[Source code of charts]
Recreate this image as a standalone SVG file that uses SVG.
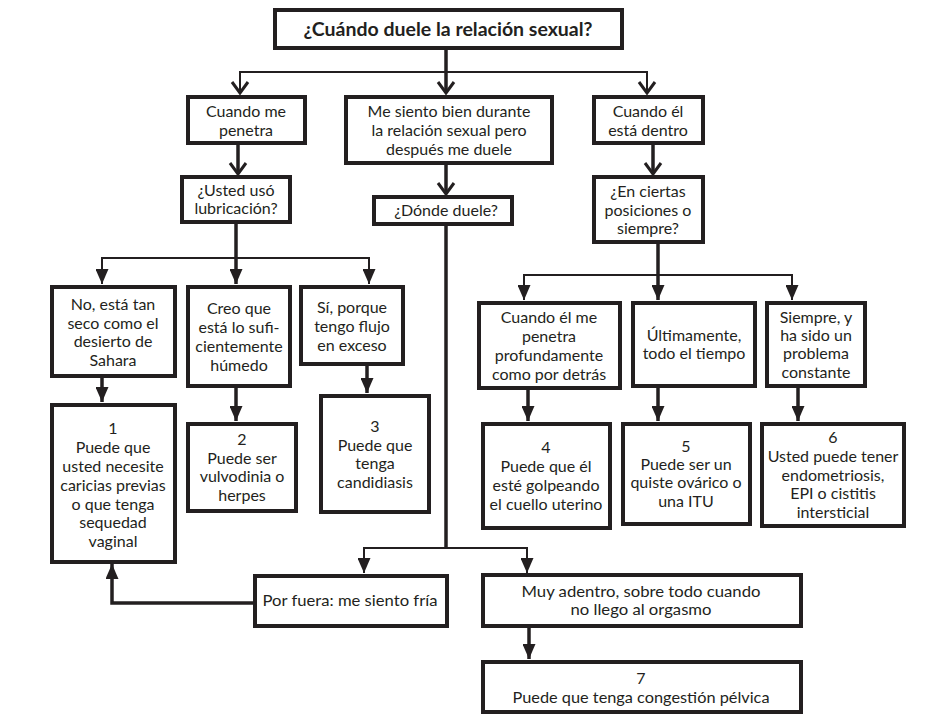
<svg xmlns="http://www.w3.org/2000/svg" width="950" height="720" viewBox="0 0 950 720">
<style>
.b{fill:#fff;stroke:#231f20;stroke-width:4}
.t{font-family:Lato,"Open Sans","Liberation Sans",sans-serif;font-size:16px;fill:#231f20;text-anchor:middle}
.h{font-weight:bold;font-size:19.5px}
.c{stroke:#231f20;fill:none;stroke-width:3.5}
.n{stroke:#231f20;fill:none;stroke-width:2}
</style>
<defs>
<marker id="tri" markerUnits="userSpaceOnUse" markerWidth="15" markerHeight="13" refX="15" refY="6.5" orient="auto"><path d="M0,0 L15,6.5 L0,13 z" fill="#231f20"/></marker>
<marker id="chev" markerUnits="userSpaceOnUse" markerWidth="14" markerHeight="20" refX="12" refY="10" orient="auto"><path d="M1,2 L12,10 L1,18" fill="none" stroke="#231f20" stroke-width="3"/></marker>
</defs>
<rect width="950" height="720" fill="#fff"/>
<g id="connectors">
<path class="c" d="M446,48 V93" marker-end="url(#chev)"/>
<path class="n" d="M240,93 V72 H647 V93"/>
<path class="n" d="M240,80 V93" marker-end="url(#chev)"/>
<path class="n" d="M647,80 V93" marker-end="url(#chev)"/>
<path class="c" d="M238,143 V174" marker-end="url(#chev)"/>
<path class="c" d="M446,164 V194" marker-end="url(#chev)"/>
<path class="c" d="M653,143 V174" marker-end="url(#chev)"/>
<path class="c" d="M236,223 V284" marker-end="url(#tri)"/>
<path class="n" d="M102,284 V258 H369 V284"/>
<path class="n" d="M102,270 V284" marker-end="url(#tri)"/>
<path class="n" d="M369,270 V284" marker-end="url(#tri)"/>
<path class="c" d="M102,377 V402" marker-end="url(#tri)"/>
<path class="c" d="M236,387 V421" marker-end="url(#tri)"/>
<path class="c" d="M367,365 V393" marker-end="url(#tri)"/>
<path class="c" d="M658,243 V300" marker-end="url(#tri)"/>
<path class="n" d="M524,300 V275 H792 V300"/>
<path class="n" d="M524,288 V300" marker-end="url(#tri)"/>
<path class="n" d="M792,288 V300" marker-end="url(#tri)"/>
<path class="c" d="M528,389 V421" marker-end="url(#tri)"/>
<path class="c" d="M658,387 V421" marker-end="url(#tri)"/>
<path class="c" d="M798,387 V421" marker-end="url(#tri)"/>
<path class="c" d="M446,225 V548"/>
<path class="n" d="M364,573 V548 H527 V573"/>
<path class="n" d="M364,560 V573" marker-end="url(#tri)"/>
<path class="n" d="M527,560 V573" marker-end="url(#tri)"/>
<path class="c" d="M529,627 V659" marker-end="url(#tri)"/>
<path class="c" d="M253,603 H112 V564" marker-end="url(#tri)"/>
</g>
<g id="title"><rect class="b" x="275" y="10" width="347" height="38"/><text class="t h" x="448" y="36">¿Cuándo duele la relación sexual?</text></g>
<g id="n-penetra"><rect class="b" x="188" y="97" width="117" height="46"/><text class="t" x="246"><tspan x="246" y="117">Cuando me</tspan><tspan x="246" y="136">penetra</tspan></text></g>
<g id="n-despues"><rect class="b" x="346" y="97" width="206" height="66"/><text class="t" x="449"><tspan x="449" y="117">Me siento bien durante</tspan><tspan x="449" y="136">la relación sexual pero</tspan><tspan x="449" y="155">después me duele</tspan></text></g>
<g id="n-dentro"><rect class="b" x="594" y="97" width="109" height="46"/><text class="t" x="648"><tspan x="648" y="117">Cuando él</tspan><tspan x="648" y="136">está dentro</tspan></text></g>
<g id="n-lubric"><rect class="b" x="182" y="177" width="108" height="45"/><text class="t" x="236"><tspan x="236" y="196">¿Usted usó</tspan><tspan x="236" y="214">lubricación?</tspan></text></g>
<g id="n-donde"><rect class="b" x="374" y="197" width="138" height="27"/><text class="t" x="446" y="216">¿Dónde duele?</text></g>
<g id="n-posic"><rect class="b" x="594" y="177" width="109" height="65"/><text class="t" x="648"><tspan x="648" y="197">¿En ciertas</tspan><tspan x="648" y="216">posiciones o</tspan><tspan x="648" y="234">siempre?</tspan></text></g>
<g id="n-seco"><rect class="b" x="52" y="287" width="123" height="89"/><text class="t" x="113"><tspan x="113" y="310">No, está tan</tspan><tspan x="113" y="329">seco como el</tspan><tspan x="113" y="347">desierto de</tspan><tspan x="113" y="366">Sahara</tspan></text></g>
<g id="n-humedo"><rect class="b" x="188" y="287" width="102" height="99"/><text class="t" x="239"><tspan x="239" y="314">Creo que</tspan><tspan x="239" y="333">está lo sufi-</tspan><tspan x="239" y="352">cientemente</tspan><tspan x="239" y="371">húmedo</tspan></text></g>
<g id="n-flujo"><rect class="b" x="301" y="287" width="102" height="77"/><text class="t" x="352"><tspan x="352" y="313">Sí, porque</tspan><tspan x="352" y="332">tengo flujo</tspan><tspan x="352" y="351">en exceso</tspan></text></g>
<g id="n-1"><rect class="b" x="52" y="405" width="123" height="157"/><text class="t" x="113"><tspan x="113" y="434">1</tspan><tspan x="113" y="453">Puede que</tspan><tspan x="113" y="472">usted necesite</tspan><tspan x="113" y="491">caricias previas</tspan><tspan x="113" y="510">o que tenga</tspan><tspan x="113" y="528">sequedad</tspan><tspan x="113" y="547">vaginal</tspan></text></g>
<g id="n-2"><rect class="b" x="188" y="424" width="108" height="87"/><text class="t" x="242"><tspan x="242" y="445">2</tspan><tspan x="242" y="464">Puede ser</tspan><tspan x="242" y="482">vulvodinia o</tspan><tspan x="242" y="501">herpes</tspan></text></g>
<g id="n-3"><rect class="b" x="321" y="396" width="108" height="116"/><text class="t" x="375"><tspan x="375" y="432">3</tspan><tspan x="375" y="451">Puede que</tspan><tspan x="375" y="469">tenga</tspan><tspan x="375" y="488">candidiasis</tspan></text></g>
<g id="n-profundo"><rect class="b" x="479" y="303" width="141" height="85"/><text class="t" x="549"><tspan x="549" y="323">Cuando él me</tspan><tspan x="549" y="342">penetra</tspan><tspan x="549" y="361">profundamente</tspan><tspan x="549" y="380">como por detrás</tspan></text></g>
<g id="n-ultim"><rect class="b" x="633" y="303" width="122" height="83"/><text class="t" x="694"><tspan x="694" y="341">Últimamente,</tspan><tspan x="694" y="359">todo el tiempo</tspan></text></g>
<g id="n-siempre"><rect class="b" x="767" y="303" width="98" height="83"/><text class="t" x="816"><tspan x="816" y="323">Siempre, y</tspan><tspan x="816" y="341">ha sido un</tspan><tspan x="816" y="359">problema</tspan><tspan x="816" y="378">constante</tspan></text></g>
<g id="n-4"><rect class="b" x="483" y="424" width="127" height="104"/><text class="t" x="546"><tspan x="546" y="453">4</tspan><tspan x="546" y="472">Puede que él</tspan><tspan x="546" y="491">esté golpeando</tspan><tspan x="546" y="510">el cuello uterino</tspan></text></g>
<g id="n-5"><rect class="b" x="623" y="424" width="127" height="100"/><text class="t" x="686"><tspan x="686" y="452">5</tspan><tspan x="686" y="470">Puede ser un</tspan><tspan x="686" y="488">quiste ovárico o</tspan><tspan x="686" y="507">una ITU</tspan></text></g>
<g id="n-6"><rect class="b" x="762" y="424" width="142" height="102"/><text class="t" x="833"><tspan x="833" y="443">6</tspan><tspan x="833" y="462">Usted puede tener</tspan><tspan x="833" y="481">endometriosis,</tspan><tspan x="833" y="499">EPI o cistitis</tspan><tspan x="833" y="518">intersticial</tspan></text></g>
<g id="n-fuera"><rect class="b" x="255" y="576" width="192" height="50"/><text class="t" x="350" y="606" textLength="175" lengthAdjust="spacingAndGlyphs">Por fuera: me siento fría</text></g>
<g id="n-adentro"><rect class="b" x="483" y="575" width="318" height="51"/><text class="t"><tspan x="641" y="597" textLength="239" lengthAdjust="spacingAndGlyphs">Muy adentro, sobre todo cuando</tspan><tspan x="641" y="615" textLength="141" lengthAdjust="spacingAndGlyphs">no llego al orgasmo</tspan></text></g>
<g id="n-7"><rect class="b" x="483" y="662" width="318" height="50"/><text class="t"><tspan x="641" y="684">7</tspan><tspan x="641" y="703" textLength="257" lengthAdjust="spacingAndGlyphs">Puede que tenga congestión pélvica</tspan></text></g>
</svg>
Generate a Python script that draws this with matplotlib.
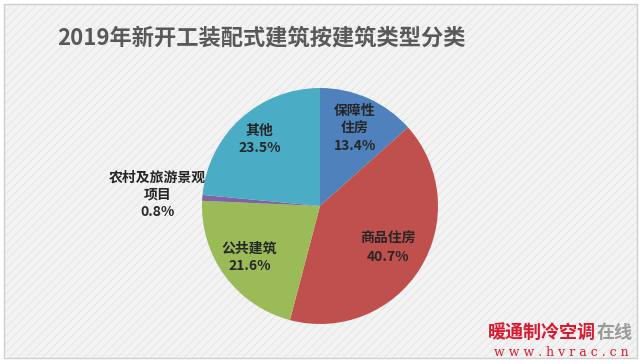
import matplotlib
matplotlib.use("Agg")
import matplotlib.pyplot as plt
from matplotlib.patches import Rectangle
import numpy as np

plt.rcParams['font.family'] = ['Noto Sans CJK SC', 'DejaVu Sans']
plt.rcParams['hatch.linewidth'] = 0.6

title = "2019年新开工装配式建筑按建筑类型分类"
categories = ["保障性\n住房", "商品住房", "公共建筑", "农村及旅游景观\n项目", "其他"]
values = [13.4, 40.7, 21.6, 0.8, 23.5]
colors = ["#4F81BD", "#C0504D", "#9BBB59", "#8064A2", "#4BACC6"]
label_r = [0.72, 0.68, 0.74, 1.38, 0.76]

W, H = 641, 364
fig = plt.figure(figsize=(W / 100, H / 100), dpi=100)
fig.patch.set_facecolor("white")
ax = fig.add_axes([0, 0, 1, 1])
ax.set_xlim(0, W)
ax.set_ylim(0, H)
ax.axis("off")

bg = Rectangle((4, 6), 633, 354, facecolor="#f3f3f3", edgecolor="#e2e2e2",
               hatch="////", linewidth=0, zorder=0)
ax.add_patch(bg)
border = Rectangle((4, 6), 633, 354, facecolor="none", edgecolor="#cfcfcf",
                   linewidth=1.0, zorder=1)
ax.add_patch(border)

cx, cy, R = 320, H - 206, 118
wedges, _ = ax.pie(values, colors=colors, startangle=90, counterclock=False,
                   center=(cx, cy), radius=R, frame=False,
                   wedgeprops=dict(linewidth=0, edgecolor="none", zorder=2))
ax.set_xlim(0, W)
ax.set_ylim(0, H)
ax.set_aspect("auto")

for w, cat, v, lr in zip(wedges, categories, values, label_r):
    ang = np.deg2rad((w.theta1 + w.theta2) / 2)
    x = cx + lr * R * np.cos(ang)
    y = cy + lr * R * np.sin(ang)
    ax.text(x, y, f"{cat}\n{v:.1f}%", ha="center", va="center", fontsize=10,
            fontweight="bold", color="#262626", linespacing=1.3, zorder=3)

ax.text(261, H - 38, title, ha="center", va="center", fontsize=16,
        fontweight="bold", color="#595959", zorder=3)

ax.text(488, H - 332, "暖通制冷空调", ha="left", va="center", fontsize=13,
        fontweight="bold", color="#d8192f", zorder=3)
ax.text(597, H - 332, "在线", ha="left", va="center", fontsize=13,
        fontweight="bold", color="#9a9a9a", zorder=3)
ax.text(561, H - 352, "w w w . h v r a c . c n", ha="center", va="center",
        fontsize=9, family=["DejaVu Serif"], color="#d8192f", zorder=3)

fig.savefig("out.png", dpi=100, facecolor=fig.get_facecolor())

* _Required work_
Copy the listing above exactly, but only from the line with "Generate a Python" through the line with "label_r = [0.72, 0.68, 0.74, 1.38, 0.76]", including those two lines and excluding any picture.

* _Written solution_
Generate a Python script that draws this with matplotlib.
import matplotlib
matplotlib.use("Agg")
import matplotlib.pyplot as plt
from matplotlib.patches import Rectangle
import numpy as np

plt.rcParams['font.family'] = ['Noto Sans CJK SC', 'DejaVu Sans']
plt.rcParams['hatch.linewidth'] = 0.6

title = "2019年新开工装配式建筑按建筑类型分类"
categories = ["保障性\n住房", "商品住房", "公共建筑", "农村及旅游景观\n项目", "其他"]
values = [13.4, 40.7, 21.6, 0.8, 23.5]
colors = ["#4F81BD", "#C0504D", "#9BBB59", "#8064A2", "#4BACC6"]
label_r = [0.72, 0.68, 0.74, 1.38, 0.76]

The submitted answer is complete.